Cheryl Hindrichs, Ph.D.

Supervisory Committee Member

Jacqueline O'Connor, Ph.D.

Supervisory Committee Member

Tara Penry, Ph.D.

Abstract

This thesis explores the pervasive and influential role nonhuman actors play in three of Charlotte Perkins Gilman’s short stories, “The Giant Wisteria,” “The Yellow Wall-paper,” and “The Rocking-Chair.” Using nonhuman theories from Bill Brown and feminist theories from scholars like Julia Kristeva and Gayle Rubin, I draw connections between the gothic nature of Gilman’s treatment of things, the aesthetic life those things take on through their patriarchal treatment, and the horror both women and objects can foster when they begin to mirror one another.
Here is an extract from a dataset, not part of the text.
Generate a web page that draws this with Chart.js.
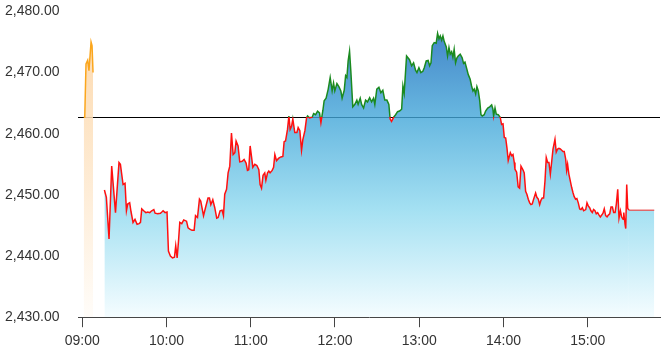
<!DOCTYPE html>
<html>
<head>
<meta charset="utf-8">
<script src="https://cdn.jsdelivr.net/npm/chart.js@4.4.1/dist/chart.umd.min.js"></script>
<style>
  html, body { margin: 0; padding: 0; background: #fff; }
  #wrap { width: 664px; height: 358px; position: relative; }
</style>
</head>
<body>
<div id="wrap"><canvas id="priceChart"></canvas></div>
<script>
// minutes after 09:00
const hourTicks = [0, 60, 120, 180, 240, 300, 360];
const hourLabels = ['09:00', '10:00', '11:00', '12:00', '13:00', '14:00', '15:00'];
const priceTicks = [2430, 2440, 2450, 2460, 2470, 2480];

const prevClose = 2462.7;
const closeTime = 389.4; // after this the last price is just carried

// pre-market
const preTimes = [1.1, 1.8, 2.7, 3.9, 4.8, 6.3, 7.0, 7.7];
const prePrices = [2462.7, 2462.7, 2471.4, 2472.0, 2470.3, 2475.0, 2474.4, 2470.0];

// session
const mainTimes = [
  15.8, 17.2, 19.1, 21.0, 23.7, 26.2, 27.2, 29.1, 30.5, 31.5, 32.4, 33.8, 34.8, 36.2, 37.6, 39.1,
  40.5, 41.5, 42.4, 43.8, 45.3, 46.7, 48.1, 49.5, 51.0, 51.9, 53.8, 55.7, 56.7, 57.6, 59.0, 60.4,
  61.4, 62.8, 64.3, 65.7, 66.6, 67.6, 68.6, 69.5, 70.9, 72.3, 74.3, 75.4, 76.6, 78.2, 79.7, 80.7,
  82.1, 83.5, 84.4, 86.4, 87.8, 89.6, 90.6, 91.6, 93.0, 94.4, 95.8, 96.8, 98.2, 99.6, 100.6, 101.5,
  102.8, 103.9, 105.1, 106.3, 107.5, 108.7, 109.6, 111.0, 112.2, 113.9, 115.3, 116.7, 117.7, 118.6,
  119.6, 120.6, 121.5, 122.9, 124.4, 125.8, 126.7, 127.7, 128.8, 130.0, 130.8, 132.0, 132.9, 133.8,
  135.3, 136.3, 137.2, 138.4, 140.0, 141.5, 142.9, 143.8, 144.8, 146.2, 147.2, 148.1, 149.1, 150.0,
  151.4, 152.9, 153.8, 155.0, 156.2, 157.1, 158.6, 159.8,
  160.5, 161.9, 163.8, 164.8, 166.2, 167.6, 169.0, 170.0, 171.4, 172.3, 173.7, 175.2, 176.6, 178.0,
  179.0, 179.9, 181.4, 182.8, 184.2, 185.1, 186.6, 187.6, 188.5, 189.4, 190.4, 191.3, 192.7, 194.2,
  195.6, 196.5, 198.0, 199.0, 200.4, 201.8, 203.2, 204.7, 206.1, 207.5, 208.4, 209.8, 211.3, 212.7,
  214.1, 215.5, 217.0, 218.4, 219.3, 220.3, 221.8, 223.2, 224.6, 226.0, 227.5, 228.4, 229.3, 231.0,
  233.1, 234.6, 236.0, 237.4, 238.4, 239.8, 241.2, 242.6, 243.6, 245.0, 246.4, 247.4, 248.4, 249.3,
  250.7, 252.1, 253.1, 254.1, 255.0, 256.0, 256.9, 257.8, 259.3, 260.2, 261.2, 262.1, 263.1, 264.0,
  264.9, 265.9, 266.9, 267.8, 269.2, 270.6, 271.6, 272.6, 274.0, 274.9, 276.3, 277.3, 278.3, 279.2,
  280.2, 281.1, 282.1, 283.1, 284.0, 284.9, 286.3, 287.3, 288.8, 290.2, 291.6, 292.5, 293.0, 294.0,
  294.9, 296.3, 297.7, 298.7, 299.7, 300.6, 301.6, 302.5, 303.4, 304.9, 305.9, 306.8, 307.7, 308.2,
  309.4, 310.5, 311.5, 312.5, 313.9, 314.8, 315.8, 316.7, 317.7, 318.7, 319.6, 320.5, 321.5, 322.9,
  323.8, 324.8, 325.8, 326.7, 327.6, 328.6, 329.6, 330.5, 331.5, 332.4, 333.4, 334.3, 335.3, 336.7,
  337.6, 338.6, 339.5, 340.5, 341.5, 342.4, 343.3, 344.3, 345.0, 345.7, 346.6, 347.6, 348.6, 349.5,
  350.4, 351.4, 352.3, 353.3, 354.3, 355.2, 356.2, 357.1, 358.6, 359.5, 360.4, 361.4, 362.3, 363.3,
  364.2, 365.2, 366.1, 367.1, 368.1, 369.0, 370.0, 370.9, 371.8, 372.8, 373.8, 374.7, 375.7, 376.6,
  377.6, 378.5, 379.5, 380.4, 381.4, 382.3, 383.3, 384.2, 385.2, 385.7, 386.6, 387.1, 387.8, 388.5,
  389.4, 407.4
];
const mainPrices = [
  2450.8, 2449.6, 2442.8, 2454.7, 2447.1, 2455.3, 2455.0, 2451.7, 2451.9, 2447.4, 2448.5, 2448.7, 2447.2, 2445.5, 2446.0, 2445.2,
  2445.3, 2445.5, 2447.7, 2447.4, 2447.1, 2447.2, 2447.1, 2447.4, 2447.6, 2447.0, 2446.9, 2447.0, 2447.2, 2447.4, 2447.1, 2447.2,
  2440.8, 2440.0, 2439.7, 2439.8, 2441.7, 2439.7, 2442.5, 2445.5, 2445.3, 2445.9, 2445.7, 2444.6, 2444.4, 2444.2, 2444.2, 2446.6,
  2446.3, 2449.3, 2449.0, 2446.6, 2447.9, 2449.5, 2449.5, 2448.4, 2449.2, 2447.9, 2446.2, 2446.3, 2447.4, 2447.5, 2446.6, 2450.1,
  2450.9, 2453.6, 2454.7, 2460.1, 2456.6, 2456.9, 2458.8, 2458.0, 2455.4, 2455.5, 2455.8, 2455.2, 2454.0, 2454.1,
  2458.0, 2456.2, 2454.5, 2455.0, 2454.8, 2454.1, 2451.7, 2451.1, 2453.2, 2453.6, 2452.4, 2453.6, 2453.9, 2453.6,
  2454.0, 2454.5, 2456.6, 2455.6, 2456.0, 2456.2, 2456.3, 2458.7, 2458.8, 2460.7, 2462.9, 2460.7, 2461.2, 2462.4,
  2460.2, 2460.2, 2461.0, 2460.5, 2457.3, 2459.0, 2460.5, 2462.6,
  2462.9, 2462.6, 2462.7, 2463.3, 2463.1, 2463.7, 2463.4, 2461.8, 2463.8, 2465.4, 2465.8, 2467.3, 2469.2, 2467.0,
  2468.3, 2467.0, 2468.2, 2467.7, 2467.0, 2465.8, 2467.1, 2469.5, 2469.2, 2471.9, 2473.5, 2470.3, 2464.4, 2464.8,
  2465.5, 2464.8, 2465.8, 2464.8, 2464.2, 2465.5, 2465.2, 2465.9, 2465.2, 2465.8, 2464.8, 2467.3, 2467.6, 2466.7,
  2467.1, 2465.5, 2465.5, 2464.8, 2462.4, 2462.0, 2462.7, 2463.1, 2463.6, 2463.7, 2464.0, 2467.8, 2466.6, 2472.7,
  2472.1, 2471.1, 2471.6, 2470.4, 2470.0, 2470.8, 2470.0, 2470.2, 2470.8, 2471.9, 2472.0, 2471.1, 2471.6, 2474.4,
  2474.9, 2474.8, 2476.4, 2475.5, 2476.0, 2475.3, 2476.0, 2475.1, 2474.2, 2472.7, 2474.1, 2473.0, 2473.4, 2472.5,
  2473.8, 2471.6, 2472.4, 2472.7, 2473.0, 2472.4, 2471.5, 2471.7, 2470.5, 2469.7, 2468.9, 2467.8, 2467.0, 2467.3,
  2466.5, 2467.7, 2467.0, 2465.4, 2463.1, 2462.9, 2463.1, 2463.7, 2464.2, 2464.4, 2464.7, 2464.0, 2462.9, 2464.2,
  2463.2, 2463.1, 2462.7, 2461.5, 2461.6, 2459.4, 2459.3, 2457.7, 2455.6, 2456.9, 2456.4, 2456.6, 2455.3, 2454.2,
  2453.7, 2451.3, 2451.1, 2454.7, 2454.1, 2453.6, 2450.6, 2450.1, 2449.3, 2448.7, 2448.4, 2448.5, 2449.3, 2450.3,
  2449.6, 2449.3, 2448.4, 2449.1, 2449.5, 2449.5, 2452.3, 2456.1, 2455.3, 2455.3, 2453.4, 2455.3, 2457.5, 2459.1,
  2457.0, 2457.5, 2457.6, 2457.5, 2457.3, 2457.1, 2457.1, 2455.9, 2454.0, 2455.0, 2453.4, 2452.3, 2451.2, 2450.4,
  2449.7, 2449.3, 2449.4, 2448.7, 2447.7, 2447.6, 2447.9, 2447.4, 2447.6, 2448.7, 2448.2, 2447.9, 2447.4, 2447.1,
  2447.6, 2447.4, 2446.9, 2447.1, 2446.7, 2446.4, 2446.7, 2447.0, 2447.7, 2446.6, 2446.4, 2446.7, 2446.9, 2448.0,
  2448.0, 2447.1, 2447.1, 2448.5, 2450.9, 2446.2, 2447.4, 2446.4, 2446.0, 2447.1, 2445.2, 2444.5, 2451.7, 2447.8,
  2447.5, 2447.5
];

const fontFamily = "'Liberation Sans', Arial, sans-serif";

function toPoints(xs, ys) {
  return xs.map((x, i) => ({ x: x, y: ys[i] }));
}

// line is green above the previous close, red below it
function upDownColor(ctx) {
  const chart = ctx.chart;
  const area = chart.chartArea;
  if (!area) return 'red';
  const yPx = chart.scales.y.getPixelForValue(prevClose);
  const t = Math.min(1, Math.max(0, (yPx - area.top) / (area.bottom - area.top)));
  const g = chart.ctx.createLinearGradient(0, area.top, 0, area.bottom);
  g.addColorStop(0, '#1a8a1f');
  g.addColorStop(t, '#1a8a1f');
  g.addColorStop(t, '#ff1010');
  g.addColorStop(1, '#ff1010');
  return g;
}

function blueFill(ctx) {
  const chart = ctx.chart;
  const area = chart.chartArea;
  if (!area) return 'rgba(120,200,230,0.6)';
  const g = chart.ctx.createLinearGradient(0, area.top, 0, area.bottom);
  g.addColorStop(0, 'rgba(10,90,180,0.8)');
  g.addColorStop(0.35, 'rgba(67,167,217,0.8)');
  g.addColorStop(0.65, 'rgba(142,217,239,0.8)');
  g.addColorStop(1, 'rgba(242,252,255,0.8)');
  return g;
}

function orangeFill(ctx) {
  const chart = ctx.chart;
  const area = chart.chartArea;
  if (!area) return 'rgba(253,220,180,0.8)';
  const g = chart.ctx.createLinearGradient(0, area.top, 0, area.bottom);
  g.addColorStop(0, 'rgba(252,208,155,0.85)');
  g.addColorStop(0.4, 'rgba(253,225,190,0.85)');
  g.addColorStop(1, 'rgba(255,252,248,0.85)');
  return g;
}

// previous close, drawn under the fills on a whole pixel row
const prevCloseLine = {
  id: 'prevCloseLine',
  beforeDatasetsDraw(chart) {
    const { ctx, chartArea, scales } = chart;
    const y = Math.round(scales.y.getPixelForValue(prevClose)) + 0.5;
    ctx.save();
    ctx.strokeStyle = '#000';
    ctx.lineWidth = 1;
    ctx.beginPath();
    ctx.moveTo(chartArea.left, y);
    ctx.lineTo(chartArea.right, y);
    ctx.stroke();
    ctx.restore();
  }
};

new Chart(document.getElementById('priceChart'), {
  type: 'line',
  data: {
    datasets: [
      {
        label: 'pre',
        data: toPoints(preTimes, prePrices),
        borderColor: '#fba61c',
        borderWidth: 1.5,
        backgroundColor: orangeFill,
        fill: 'start',
        pointRadius: 0,
        tension: 0,
        order: 1
      },
      {
        label: 'price',
        data: toPoints(mainTimes, mainPrices),
        borderColor: upDownColor,
        borderWidth: 1.5,
        backgroundColor: blueFill,
        fill: 'start',
        pointRadius: 0,
        tension: 0,
        order: 2,
        segment: {
          borderColor: s => s.p0.parsed.x >= closeTime ? 'rgba(232,60,60,0.75)' : undefined
        }
      }
    ]
  },
  options: {
    responsive: true,
    maintainAspectRatio: false,
    animation: false,
    events: [],
    layout: { padding: { left: 5, right: 4, top: 10, bottom: 2 } },
    plugins: { legend: { display: false }, tooltip: { enabled: false } },
    scales: {
      x: {
        type: 'linear',
        min: -3,
        max: 411.5,
        afterBuildTicks: scale => { scale.ticks = hourTicks.map(v => ({ value: v })); },
        grid: { display: true, drawOnChartArea: false, drawTicks: true, tickLength: 10, color: '#444' },
        border: { display: true, color: '#444', width: 1 },
        ticks: {
          autoSkip: false,
          maxRotation: 0,
          padding: 6,
          color: '#333',
          font: { family: fontFamily, size: 14 },
          callback: (v, i) => hourLabels[i]
        }
      },
      y: {
        min: 2430,
        max: 2480,
        afterBuildTicks: scale => { scale.ticks = priceTicks.map(v => ({ value: v })); },
        afterFit: scale => { scale.width = 73; },
        grid: { display: false },
        border: { display: false },
        ticks: {
          crossAlign: 'far',
          color: '#333',
          font: { family: fontFamily, size: 14 },
          callback: v => v.toLocaleString('en-US', { minimumFractionDigits: 2, maximumFractionDigits: 2 })
        }
      }
    }
  },
  plugins: [prevCloseLine]
});
</script>
</body>
</html>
Specifically, the nonhuman actors in my thesis can be understood as being part of the social fabric of the nineteenth-century world, and are given life through their associations with their surroundings. They are not necessarily autonomous, but in their connections to Victorian women, they provide spaces and sites of release, protest, empowerment, and safety. My thesis includes three chapters, each of which seeks to establish the connections between things and women in order to dismantle reader’s dualistic understandings of human/nonhuman and male/female.